Editor's note: This story has been updated throughout with new details.

A new music festival coming to Dallas-Fort Worth seems insistent on using the element of surprise.

Starfest, as it's called, is scheduled to take place at the Oak Point Park and Nature Preserve in Plano on Sept. 8-9 -- as in, five weeks from the day it announced the first act.

On Aug. 4, the festival announced a not-so-small rapper by the name of Lil Wayne would perform. The following week, Starfest added hip-hop's Flo Rida and DJ duo the Artful Dodger. Since then, singer-songwriter Bridgette Tatum and Dallas-based duo French 75 have been added to the lineup on its website.

Several other artists, such as country musician Hunter Hayes and DJ Carnage, were previously listed on Starfest's website. However, they have since been removed, adding to the confusion about what the festival has to offer and bolstering its local reputation as famous for all the wrong reasons.

More headliners are expected to be announced throughout the month. Starfest originally planned to release one act per day via radio stations KLIF-FM (93.3), KSCS-FM (96.3) and Sportsradio 1310/96.7 FM The Ticket; however, organizers changed course after questions arose about the festival's viability, according to the Dallas Observer. Performing artists are also expected to be posted online.

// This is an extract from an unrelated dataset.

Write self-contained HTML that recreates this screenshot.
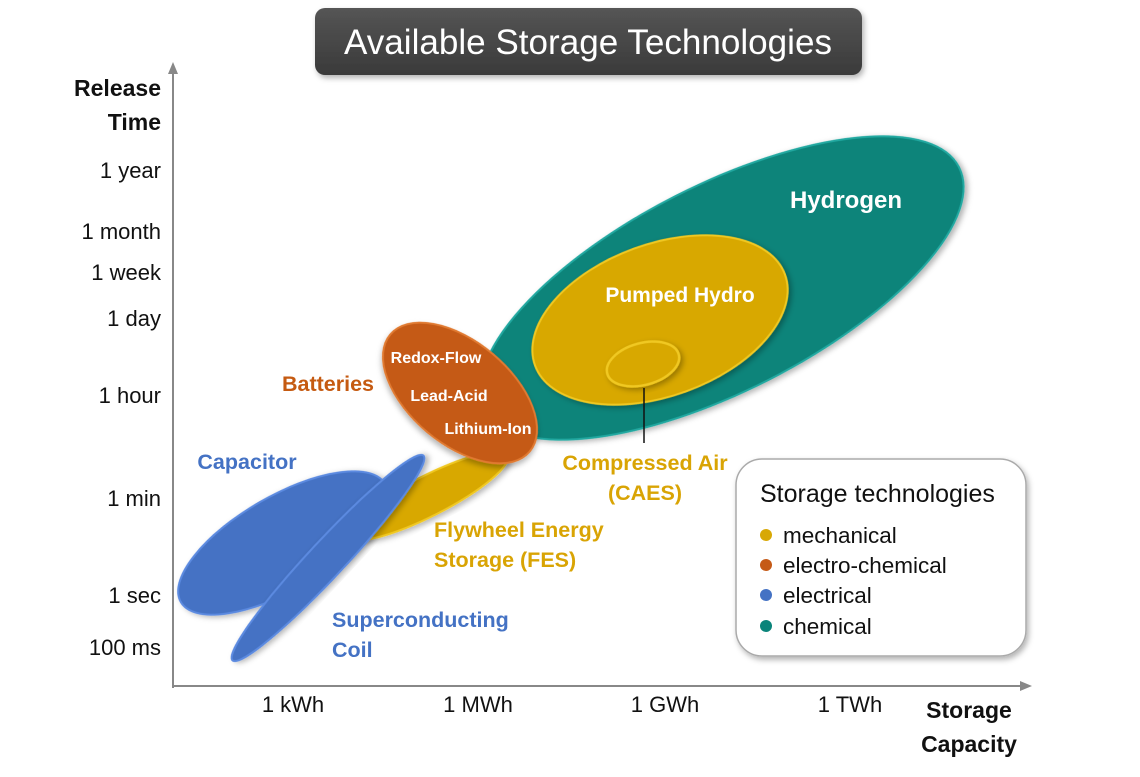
<!DOCTYPE html>
<html><head><meta charset="utf-8"><style>
html,body{margin:0;padding:0;background:#fff;}
svg{display:block;font-family:"Liberation Sans",sans-serif;}
</style></head><body>
<svg width="1140" height="777" viewBox="0 0 1140 777" xmlns="http://www.w3.org/2000/svg">
<defs>
<linearGradient id="tg" x1="0" y1="0" x2="0" y2="1"><stop offset="0" stop-color="#555"/><stop offset="1" stop-color="#3a3a3a"/></linearGradient>
<filter id="sh" x="-20%" y="-20%" width="140%" height="140%"><feDropShadow dx="2" dy="3" stdDeviation="3" flood-color="#000" flood-opacity="0.3"/></filter>
</defs>
<rect x="315" y="8" width="547" height="67" rx="10" fill="url(#tg)" filter="url(#sh)"/>
<text x="588" y="54" text-anchor="middle" fill="#fff" font-size="35" textLength="488" lengthAdjust="spacingAndGlyphs">Available Storage Technologies</text>
<line x1="173" y1="72" x2="173" y2="688" stroke="#888" stroke-width="2"/>
<polygon points="173,62 168,74 178,74" fill="#888"/>
<line x1="173" y1="686" x2="1022" y2="686" stroke="#888" stroke-width="2"/>
<polygon points="1032,686 1020,681 1020,691" fill="#888"/>
<g font-size="22" fill="#111" text-anchor="end">
<text x="161" y="178">1 year</text>
<text x="161" y="239">1 month</text>
<text x="161" y="280">1 week</text>
<text x="161" y="326">1 day</text>
<text x="161" y="403">1 hour</text>
<text x="161" y="506">1 min</text>
<text x="161" y="603">1 sec</text>
<text x="161" y="655">100 ms</text>
</g>
<g font-size="23" font-weight="bold" fill="#111" text-anchor="end">
<text x="161" y="96">Release</text>
<text x="161" y="130">Time</text>
</g>
<g font-size="22" fill="#111" text-anchor="middle">
<text x="293" y="712">1 kWh</text>
<text x="478" y="712">1 MWh</text>
<text x="665" y="712">1 GWh</text>
<text x="850" y="712">1 TWh</text>
</g>
<g font-size="23" font-weight="bold" fill="#111" text-anchor="middle">
<text x="969" y="718">Storage</text>
<text x="969" y="752">Capacity</text>
</g>
<ellipse cx="722" cy="288" rx="266" ry="103" transform="rotate(-27 722 288)" fill="#0a847a" stroke="#20a8a0" stroke-width="2" filter="url(#sh)"/>
<ellipse cx="660" cy="320" rx="133" ry="76" transform="rotate(-20 660 320)" fill="#d8a805" stroke="#f0c820" stroke-width="2" filter="url(#sh)"/>
<ellipse cx="643" cy="364" rx="37" ry="21" transform="rotate(-15 643 364)" fill="#d8a805" stroke="#f0c820" stroke-width="2.5" filter="url(#sh)"/>
<line x1="644" y1="388" x2="644" y2="443" stroke="#111" stroke-width="1.5"/>
<ellipse cx="283" cy="543" rx="118" ry="47" transform="rotate(-30 283 543)" fill="#4472c4" stroke="#5b8ae0" stroke-width="2" filter="url(#sh)"/>
<ellipse cx="428" cy="496" rx="89" ry="20" transform="rotate(-27 428 496)" fill="#d8a805" stroke="#f0c820" stroke-width="2" filter="url(#sh)"/>
<ellipse cx="328" cy="558" rx="140" ry="18" transform="rotate(-47 328 558)" fill="#4472c4" stroke="#5b8ae0" stroke-width="2" filter="url(#sh)"/>
<ellipse cx="460" cy="393" rx="91" ry="51" transform="rotate(40 460 393)" fill="#c55a17" stroke="#e07a30" stroke-width="2" filter="url(#sh)"/>
<g font-weight="bold" fill="#fff">
<text x="846" y="208" font-size="24" text-anchor="middle">Hydrogen</text>
<text x="680" y="302" font-size="21" text-anchor="middle">Pumped Hydro</text>
<text x="436" y="363" font-size="16" text-anchor="middle">Redox-Flow</text>
<text x="449" y="401" font-size="16" text-anchor="middle">Lead-Acid</text>
<text x="488" y="434" font-size="16" text-anchor="middle">Lithium-Ion</text>
</g>
<g font-weight="bold" font-size="21.5">
<text x="328" y="391" fill="#c55a11" text-anchor="middle">Batteries</text>
<text x="247" y="469" fill="#4472c4" text-anchor="middle">Capacitor</text>
<text x="332" y="627" fill="#4472c4">Superconducting</text>
<text x="332" y="657" fill="#4472c4">Coil</text>
<text x="434" y="537" fill="#d9a404">Flywheel Energy</text>
<text x="434" y="567" fill="#d9a404">Storage (FES)</text>
<text x="645" y="470" fill="#d9a404" text-anchor="middle">Compressed Air</text>
<text x="645" y="500" fill="#d9a404" text-anchor="middle">(CAES)</text>
</g>
<rect x="736" y="459" width="290" height="197" rx="26" fill="#fff" stroke="#aaa" stroke-width="1.5" filter="url(#sh)"/>
<text x="760" y="502" font-size="25" fill="#111">Storage technologies</text>
<g font-size="22.5" fill="#111">
<circle cx="766" cy="535" r="6" fill="#d8a805"/><text x="783" y="543">mechanical</text>
<circle cx="766" cy="565" r="6" fill="#c55a17"/><text x="783" y="573">electro-chemical</text>
<circle cx="766" cy="595" r="6" fill="#4472c4"/><text x="783" y="603">electrical</text>
<circle cx="766" cy="626" r="6" fill="#0a847a"/><text x="783" y="634">chemical</text>
</g>
</svg>
</body></html>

Confused event Starfest in Plano is making local music history for all the wrong reasons

According to the website, Starfest is billed as a "pop-up concert" that will "set the stage for an annual event." The event certainly popped up on us -- Friday was the first we'd heard about it. 

The timing was "extremely intentional," says co-founder David Taylor. "We didn't want this to be your typical concert. We want you to go, 'Holy moly, this is crazy!'"

Another quirk: Even though Starfest expects to host about 60 bands across two stages, it doesn't anticipate announcing its full lineup until the day of the event. Can we say the word "crazy" yet?

Taylor is also planning what he calls three pop-up restaurant concepts where festivalgoers can buy "more craft-type food, not junk food like you get at the State Fair."

One will be a whiskey and barbecue joint, another will focus on margaritas and fajitas, and the last will serve vodka-based drinks alongside American food. 

There will also be carnival rides, including a Ferris wheel, onsite, he says.

A note on the site suggests Starfest expects to have a five-year run. This is not, however, the Suburbia Music Festival replacement that Plano was working on several years ago with KHYI-FM (95.3) The Range, confirmed Michelle Hawkins, arts, culture and heritage manager for the City of Plano.

"It's a new group that came to us several months ago looking to put this festival on," Hawkins tells GuideLive. "It's not partnership with the city, except we're there for the services."

Taylor, who has owned Dallas bars such as the Ivy Lounge and Dirty Dave's, began hosting local events through a crowd-funding company he started called Crudefunders. When he was approached about Starfest, it felt like a natural fit. His partners are Shamar Willis, Bill Pletch and Michael Warden.

"What North Texas needs is something like ACL," says Taylor, adding some of the to-be-announced acts come from London, Atlanta and Nashville. "We wanted to make it really unique and different so all the demographics can have something to go see."

A Craigslist ad soliciting volunteers says the "inaugural event is expected to draw more than 20,000 attendees per day and will include performances from premier music artists such as Imagine Dragons, 2 Chainz, Lil Wayne, Steve Aoki, Sam Hunt, Thomas Rhett and many more." It's worth noting that rapper 2 Chainz, who was supposed to play Dallas on Aug. 5, will be on tour in Ohio and Maryland the dates of the festival. 

None of the artists in the list above are confirmed except for Lil Wayne, for now.

Tickets, which are now on sale, cost $85 for single-day general admission or $140 for two-day general admission. Prices increase if you want to be admitted to sections 100, 200 or 300; though a map of the venue's layout is not available on the website. VIP tickets, which include access to a premium viewing area, cooling fans and a full service bar, range $400 each for a single-day to $675 for a two-day. There's also the VIP Galaxy option, which can cost up to $1,250 for additional perks like lunch and dinner onsite.